Thursday, June 27: Join Alta and Book Passage for a look back at Berkeley in 1969. Through eyewitness testimonies and hundreds of photographs, The Battle for People’s Park, Berkeley 1969 commemorates the 50th anniversary of one of the most searing conflicts that closed out the tumultuous 1960s: the Battle for People’s Park. In April 1969, a few Berkeley activists planted the first tree on an abandoned, University of California–owned city block near the campus. Hundreds of people from all over the city helped build a park there as an expression of a politics of joy. On May 15, which would soon be known as Bloody Thursday, a violent struggle erupted. Hundreds were arrested, martial law was declared, and the National Guard was ordered to crush the uprising. One man died; another was blinded. Fifty years on, the question still lingers: Who owns People’s Park? Alta’s Beth Spotswood will moderate a discussion with author Tom Dalzell, Heyday Books’ Steve Wasserman, and Book Passage owner Bill Petrocelli. Details: Book Passage, 51 Tamal Vista Blvd., Corte Madera, 7 p.m., free.

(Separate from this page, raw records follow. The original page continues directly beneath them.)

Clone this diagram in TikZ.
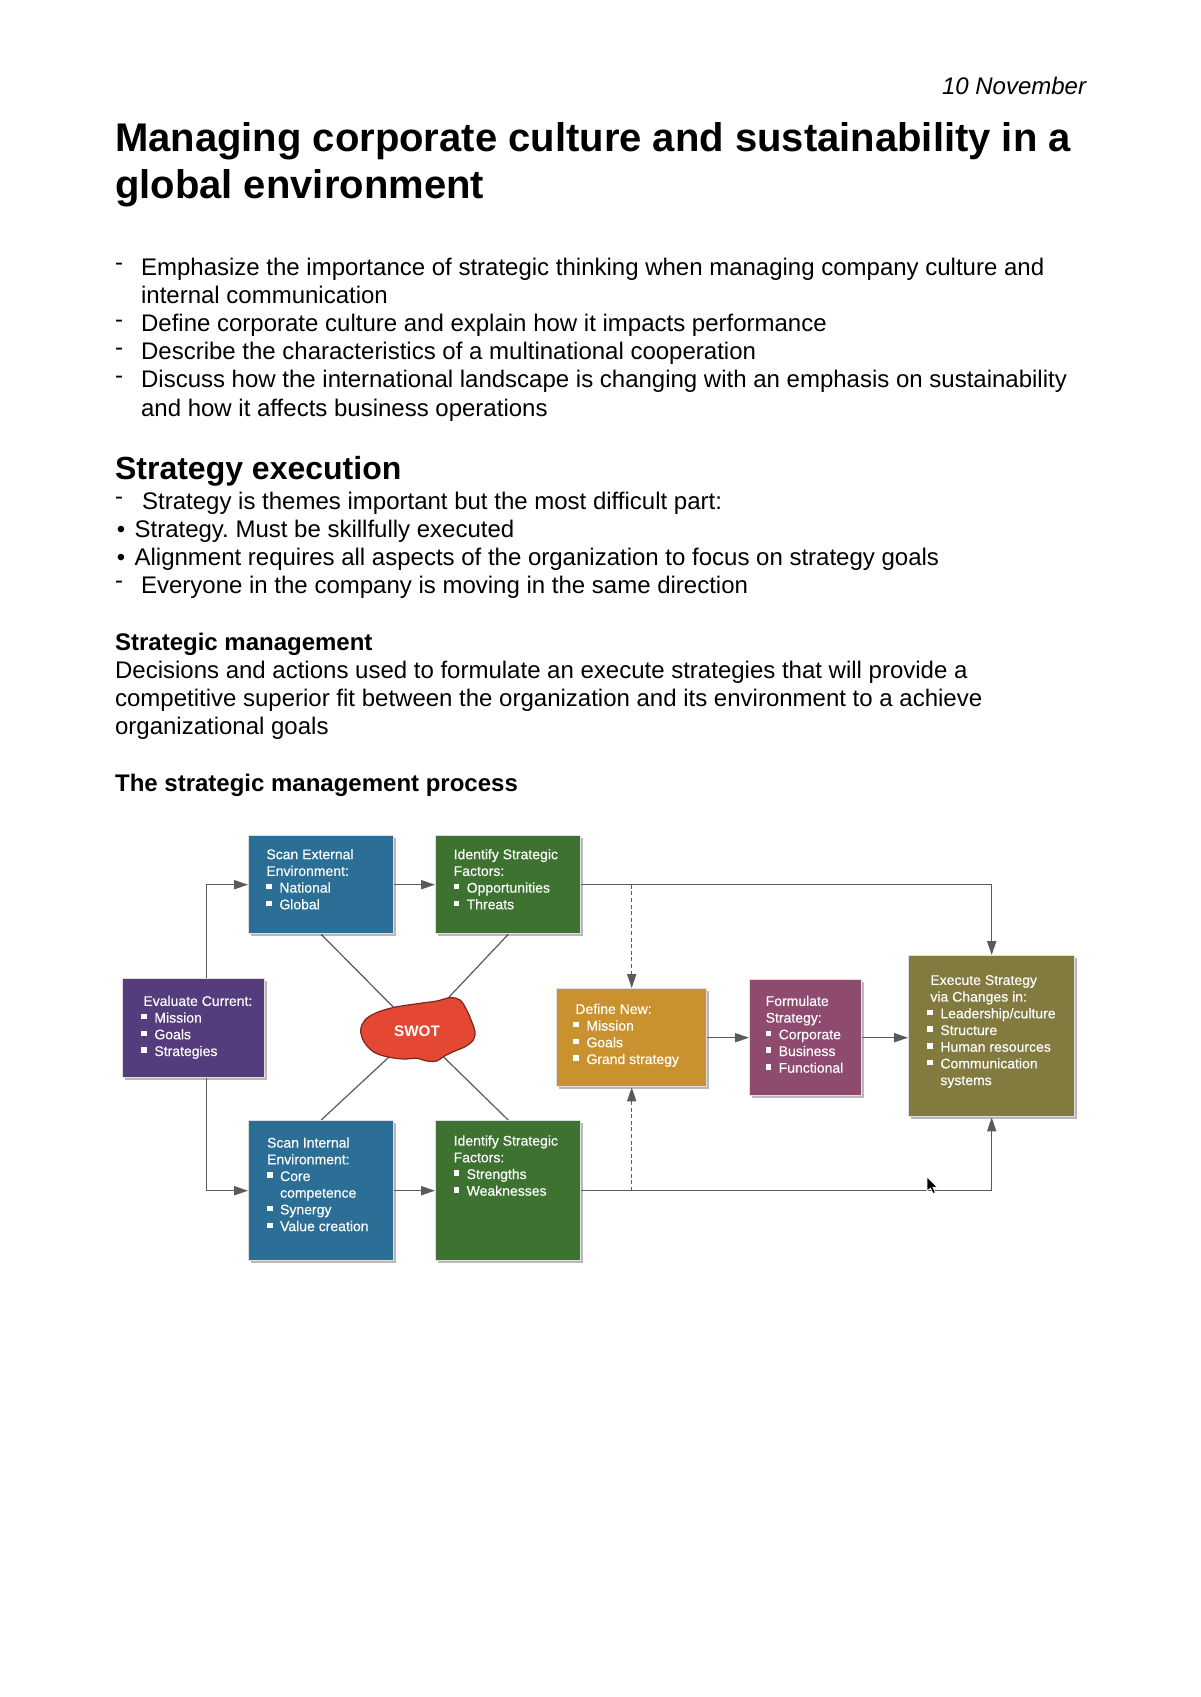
\documentclass[tikz,border=0pt]{standalone}
\usepackage{fontspec}
\setmainfont{Liberation Sans}
\newfontfamily\bxfam{Liberation Sans}[FakeBold=0.35]
\usetikzlibrary{arrows.meta,calc,shadows,shapes.geometric}
\pgfdeclarelayer{bg}
\pgfsetlayers{bg,main}
\definecolor{cblue}{RGB}{43,111,150}
\definecolor{cgreen}{RGB}{61,114,48}
\definecolor{cpurple}{RGB}{85,60,124}
\definecolor{cgold}{RGB}{201,146,46}
\definecolor{cmag}{RGB}{142,75,111}
\definecolor{colive}{RGB}{131,122,64}
\definecolor{cred}{RGB}{228,72,50}
\definecolor{credline}{RGB}{120,40,30}
\definecolor{cline}{RGB}{90,90,90}
\newcommand\bsq{\makebox[6.5pt][l]{\rule[1.6pt]{2.7pt}{2.7pt}}}
\newcommand\bind{\hspace*{6.5pt}}
\newcommand\bxfont{\bxfam\fontsize{7}{8.35}\selectfont}
\newcommand\bodyfont{\fontsize{12}{14}\selectfont}
\newcommand\rdash{\raisebox{0.18em}{-}}
\begin{document}
\begin{tikzpicture}[x=0.5pt,y=-0.5pt,
  txt/.style={anchor=base west,inner sep=0pt,font=\bodyfont},
  box/.style={rectangle,anchor=north west,inner sep=0pt,fill=#1,draw=white!88!black,line width=0.7pt,
    drop shadow={shadow xshift=1.2pt,shadow yshift=-1.2pt,fill=black,opacity=0.28}},
  bt/.style={anchor=north west,inner sep=0pt,align=left,text=white,font=\bxfont},
  conn/.style={draw=cline,line width=0.6pt,-{Triangle[length=7pt,width=4.6pt]}},
  dconn/.style={conn,dash pattern=on 2pt off 1.3pt},
  sline/.style={draw=cline,line width=0.6pt}]
\begin{pgfonlayer}{bg}
\useasboundingbox[fill=white] (0,0) rectangle (1200,1697);
\end{pgfonlayer}

% ---------- page text ----------
\node[anchor=base east,inner sep=0pt,font=\bodyfont\itshape] (date) at (1086.5,94) {10 November};
\node[txt,font=\fontsize{20}{23}\selectfont\bfseries] (t1) at (114.7,151.5) {Managing corporate culture and sustainability in a};
\node[txt,font=\fontsize{20}{23}\selectfont\bfseries] (t2) at (114.7,198) {global environment};

\node[txt] (d1) at (114.7,275.3) {\rdash};
\node[txt] (l1) at (140.7,275.3) {Emphasize the importance of strategic thinking when managing company culture and};
\node[txt] (l2) at (140.7,303.4) {internal communication};
\node[txt] (d3) at (114.7,331.5) {\rdash};
\node[txt] (l3) at (140.7,331.5) {Define corporate culture and explain how it impacts performance};
\node[txt] (d4) at (114.7,359.7) {\rdash};
\node[txt] (l4) at (140.7,359.7) {Describe the characteristics of a multinational cooperation};
\node[txt] (d5) at (114.7,387.8) {\rdash};
\node[txt] (l5) at (140.7,387.8) {Discuss how the international landscape is changing with an emphasis on sustainability};
\node[txt] (l6) at (140.7,416) {and how it affects business operations};

\node[txt,font=\fontsize{16}{19}\selectfont\bfseries] (h2) at (114.7,479.5) {Strategy execution};
\node[txt] (sd1) at (114.7,509) {\rdash};
\node[txt] (s1) at (141.8,509) {Strategy is themes important but the most difficult part:};
\node[txt] (sb2) at (116.5,537) {\textbullet};
\node[txt] (s2) at (134.2,537) {Strategy.\ Must be skillfully executed};
\node[txt] (sb3) at (116.5,565) {\textbullet};
\node[txt] (s3) at (134.2,565) {Alignment requires all aspects of the organization to focus on strategy goals};
\node[txt] (sd4) at (114.7,593) {\rdash};
\node[txt] (s4) at (140.7,593) {Everyone in the company is moving in the same direction};

\node[txt,font=\bodyfont\bfseries] (h3) at (114.7,650) {Strategic management};
\node[txt] (p1) at (114.7,678) {Decisions and actions used to formulate an execute strategies that will provide a};
\node[txt] (p2) at (114.7,706) {competitive superior fit between the organization and its environment to a achieve};
\node[txt] (p3) at (114.7,734) {organizational goals};
\node[txt,font=\bodyfont\bfseries] (h4) at (114.7,791.5) {The strategic management process};

% ---------- diagram boxes ----------
\node[box=cblue,minimum width=72.5pt,minimum height=49pt] (ext) at (248,835) {};
\node[box=cgreen,minimum width=72.5pt,minimum height=49pt] (opp) at (435,835) {};
\node[box=cpurple,minimum width=71pt,minimum height=49.5pt] (eval) at (122,978) {};
\node[box=cblue,minimum width=72.5pt,minimum height=70pt] (int) at (248,1120) {};
\node[box=cgreen,minimum width=72.5pt,minimum height=70pt] (str) at (435,1120) {};
\node[box=cgold,minimum width=75pt,minimum height=49pt] (def) at (556,988) {};
\node[box=cmag,minimum width=56pt,minimum height=58pt] (form) at (749,979) {};
\node[box=colive,minimum width=83pt,minimum height=80.5pt] (exe) at (908,955) {};

% box texts
\node[bt] (extT) at (266,847.1) {\strut Scan External\\Environment:\\\bsq National\\\bsq Global};
\node[bt] (oppT) at (453.3,847.1) {\strut Identify Strategic\\Factors:\\\bsq Opportunities\\\bsq Threats};
\node[bt] (evalT) at (141,993.8) {\strut\hspace*{1pt}Evaluate Current:\\\bsq Mission\\\bsq Goals\\\bsq Strategies};
\node[bt] (intT) at (266.7,1135.5) {\strut Scan Internal\\Environment:\\\bsq Core\\\bind competence\\\bsq Synergy\\\bsq Value creation};
\node[bt] (strT) at (453.3,1133.5) {\strut Identify Strategic\\Factors:\\\bsq Strengths\\\bsq Weaknesses};
\node[bt] (defT) at (573,1001.8) {\strut\hspace*{1pt}Define New:\\\bsq Mission\\\bsq Goals\\\bsq Grand strategy};
\node[bt] (formT) at (765.3,993.8) {\strut Formulate\\Strategy:\\\bsq Corporate\\\bsq Business\\\bsq Functional};
\node[bt] (exeT) at (927,972.8) {\strut\hspace*{1.5pt}Execute Strategy\\\hspace*{1.5pt}via Changes in:\\\bsq Leadership/culture\\\bsq Structure\\\bsq Human resources\\\bsq Communication\\\bind systems};

% SWOT blob
\fill[cred,draw=credline,line width=0.6pt] plot[smooth cycle,tension=0.6] coordinates {
 (360.7,1030) (365,1020) (375,1013.3) (390,1008.3) (403.3,1005.7) (420,1003.3) (436.7,1001)
 (450,997.7) (460,1000) (466.7,1010) (471.7,1021.7) (475,1031.7) (473.3,1040) (465,1046.7)
 (453.3,1051.7) (443.3,1056.7) (436.7,1061) (426.7,1061) (416.7,1058.3) (403.3,1059)
 (386.7,1056.7) (373.3,1051.7) (364,1041.7)};
\node[ellipse,inner sep=0pt,minimum width=56pt,minimum height=28pt,text=white,
  font=\fontsize{7.6}{9}\selectfont\bfseries] (swot) at (417,1031) {SWOT};

% ---------- connectors ----------
\begin{pgfonlayer}{bg}
\draw[sline] (ext.south) -- (swot.center);
\draw[sline] (opp.south) -- (swot.center);
\draw[sline] (int.north) -- (swot.center);
\draw[sline] (str.north) -- (swot.center);
\end{pgfonlayer}

\draw[conn] ($(eval.north)+(13,0)$) |- (ext.west);
\draw[conn] ($(eval.south)+(13,0)$) |- (int.west);
\draw[conn] (ext.east) -- (opp.west);
\draw[conn] (int.east) -- (str.west);
\draw[conn] (opp.east) -| (exe.north);
\draw[conn] (str.east) -| (exe.south);
\draw[dconn] (opp.east -| def.north) -- (def.north);
\draw[dconn] (str.east -| def.south) -- (def.south);
\draw[conn] (def.east) -- (def.east -| form.west);
\draw[conn] (form.east) -- (form.east -| exe.west);

% mouse pointer
\fill[black,draw=white,line width=0.3pt] (927,1177) -- (927,1191) -- (930.5,1188) -- (933,1193.5)
  -- (935.3,1192.5) -- (932.8,1187.2) -- (937,1187) -- cycle;
\end{tikzpicture}
\end{document}
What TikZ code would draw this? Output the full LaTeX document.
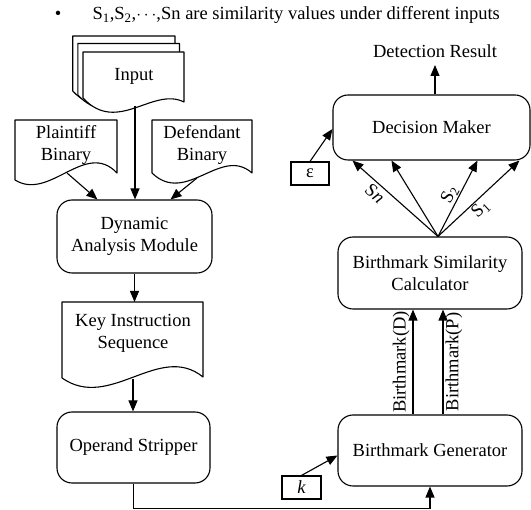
\documentclass[tikz,border=0pt]{standalone}
\usepackage{fontspec}
\setmainfont{Liberation Serif}
\usetikzlibrary{arrows.meta,calc}
% x1 y1 x2 ybl ybr a1 a2
\newcommand{\docshape}[7]{%
  \draw[docline] (#1,#2) -- (#3,#2) -- (#3,#5)
    .. controls ({#3-0.31*(#3-#1)},{#5-#6}) and ({#1+0.34*(#3-#1)},{#4+#7}) .. (#1,#4) -- cycle;}
\begin{document}
\begin{tikzpicture}[x=1pt,y=-1pt,line width=1.1pt,
  txt/.style={font=\fontsize{18.5}{22}\selectfont,align=center,inner sep=0pt},
  rbox/.style={draw,rounded corners=15pt,fill=white,txt},
  sbox/.style={draw,fill=white,txt},
  arr/.style={-{Triangle[length=11pt,width=9pt]}},
  docline/.style={draw,fill=white,line join=round},
  lbl/.style={font=\fontsize{18.5}{22}\selectfont,inner sep=2pt}]
\useasboundingbox (0,0) rectangle (531,510);

% top note
\node[txt,anchor=base] (bul) at (58,20) {\textbullet};
\node[txt,anchor=base west] (note) at (92,20) {S\textsubscript{1},S\textsubscript{2},$\cdots$,Sn are similarity values under different inputs};

% input stack
\docshape{72.7}{36}{175}{91}{95}{15.6}{37}
\docshape{77.8}{43.5}{179.5}{95}{99}{15.6}{37}
\docshape{83}{52}{184}{98}{102}{15.6}{37}
\node[txt,anchor=base] (input) at (134,81) {Input};
\coordinate (inbot) at (135,106);

% plaintiff / defendant
\docshape{15}{120}{117}{180}{173}{33.5}{21.6}
\node[txt,anchor=north] (plain) at (66,125) {Plaintiff\\Binary};
\coordinate (pbot) at (67,173);
\docshape{152}{120}{252}{173}{173}{27.6}{32.9}
\node[txt,anchor=north] (defe) at (202,125) {Defendant\\Binary};
\coordinate (dbot) at (197,178);

% dynamic analysis
\node[rbox,minimum width=155pt,minimum height=73pt] (DAM) at (134.5,236.5) {Dynamic\\Analysis Module};

% key instruction sequence
\docshape{62}{302}{203}{378}{377}{35.4}{33.6}
\node[txt,anchor=north] (key) at (133,314) {Key Instruction\\Sequence};
\coordinate (keytop) at (133,302);
\coordinate (keybot) at (133,379);

% operand stripper
\node[rbox,minimum width=153pt,minimum height=71pt] (OS) at (133.5,447.5) {Operand Stripper};

% right column
\node[rbox,minimum width=184pt,minimum height=71pt] (BG) at (430,450.5) {Birthmark Generator};
\node[rbox,minimum width=184pt,minimum height=72pt] (BSC) at (430,273) {Birthmark Similarity\\Calculator};
\node[rbox,minimum width=197pt,minimum height=65pt] (DM) at (431.5,127.5) {Decision Maker};
\node[txt,anchor=base,inner sep=0pt] (det) at (435,58) {Detection Result};
\node[sbox,minimum width=38pt,minimum height=23pt] (eps) at (310,173.5) {ε};
\node[sbox,minimum width=39pt,minimum height=23pt] (kk) at (301.5,487.5) {\textit{k}};

% connectors left
\draw[arr] (inbot) -- (inbot |- DAM.north);
\draw[arr] (pbot) -- ($(DAM.north west)+(41,0)$);
\draw[arr] (dbot) -- ($(DAM.north east)+(-42,0)$);
\draw[arr] (DAM.south) -- (DAM.south |- keytop);
\draw[arr] (keybot) -- (keybot |- OS.north);
\draw[arr] (OS.south) -- ++(0,25) -| (BG.south);

% right connectors
\draw[arr] (kk.north) -- ($(BG.west)+(0,5)$);
\draw[arr] ($(BG.north)+(-17,0)$) -- node[lbl,rotate=90,anchor=south,pos=0.5,inner sep=3pt]{Birthmark(D)} ($(BSC.south)+(-17,0)$);
\draw[arr] ($(BG.north)+(13,0)$) -- node[lbl,rotate=90,anchor=north,pos=0.5,inner sep=2pt]{Birthmark(P)} ($(BSC.south)+(13,0)$);

\coordinate (fan) at ($(BSC.north)+(8,0)$);
\draw[arr] (fan) -- node[lbl,sloped,below,pos=0.66,inner sep=3pt]{S\textit{n}} ($(DM.south west)+(20,0)$);
\draw[arr] (fan) -- ($(DM.south west)+(59,0)$);
\draw[arr] (fan) -- node[lbl,sloped,above,pos=0.5,inner sep=1pt]{S\textsubscript{2}} ($(DM.south west)+(145,0)$);
\draw[arr] (fan) -- node[lbl,sloped,below,pos=0.45,inner sep=1pt]{S\textsubscript{1}} ($(DM.south west)+(187,0)$);

\draw[arr] (eps.north) -- ($(DM.west)+(0,1.5)$);
\draw[arr] ($(DM.north)+(3.5,0)$) -- ($(det.base)+(0,7)$);
\end{tikzpicture}
\end{document}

Tuesday, July 16: In his new novel, Deep River, author Karl Marlantes crafts a stunningly expansive narrative of human suffering, courage, and reinvention. In the early 1900s, as the oppression of Russia’s imperial rule takes its toll on Finland, the three Koski siblings—Ilmari, Matti, and the politicized young Aino—are forced to flee to the United States. Not far from the majestic Columbia River, the siblings settle among other Finns in a logging community in southern Washington. The brothers face the excitement and danger of pioneering this frontier wilderness, while Aino, foremost of the book’s many strong, independent women, devotes herself to organizing the industry’s first unions. As the Koski siblings strive to rebuild lives and families in an America in flux, they also try to hold fast to the traditions of the home they left behind. At its heart, Deep River is an ambitious and timely exploration of the place of the individual, and of the immigrant, in an America still in the process of defining its own identity. Marlantes will be in conversation with Alta managing editor Blaise Zerega. Details: Book Passage, 51 Tamal Vista Blvd., Corte Madera, 7 p.m., free.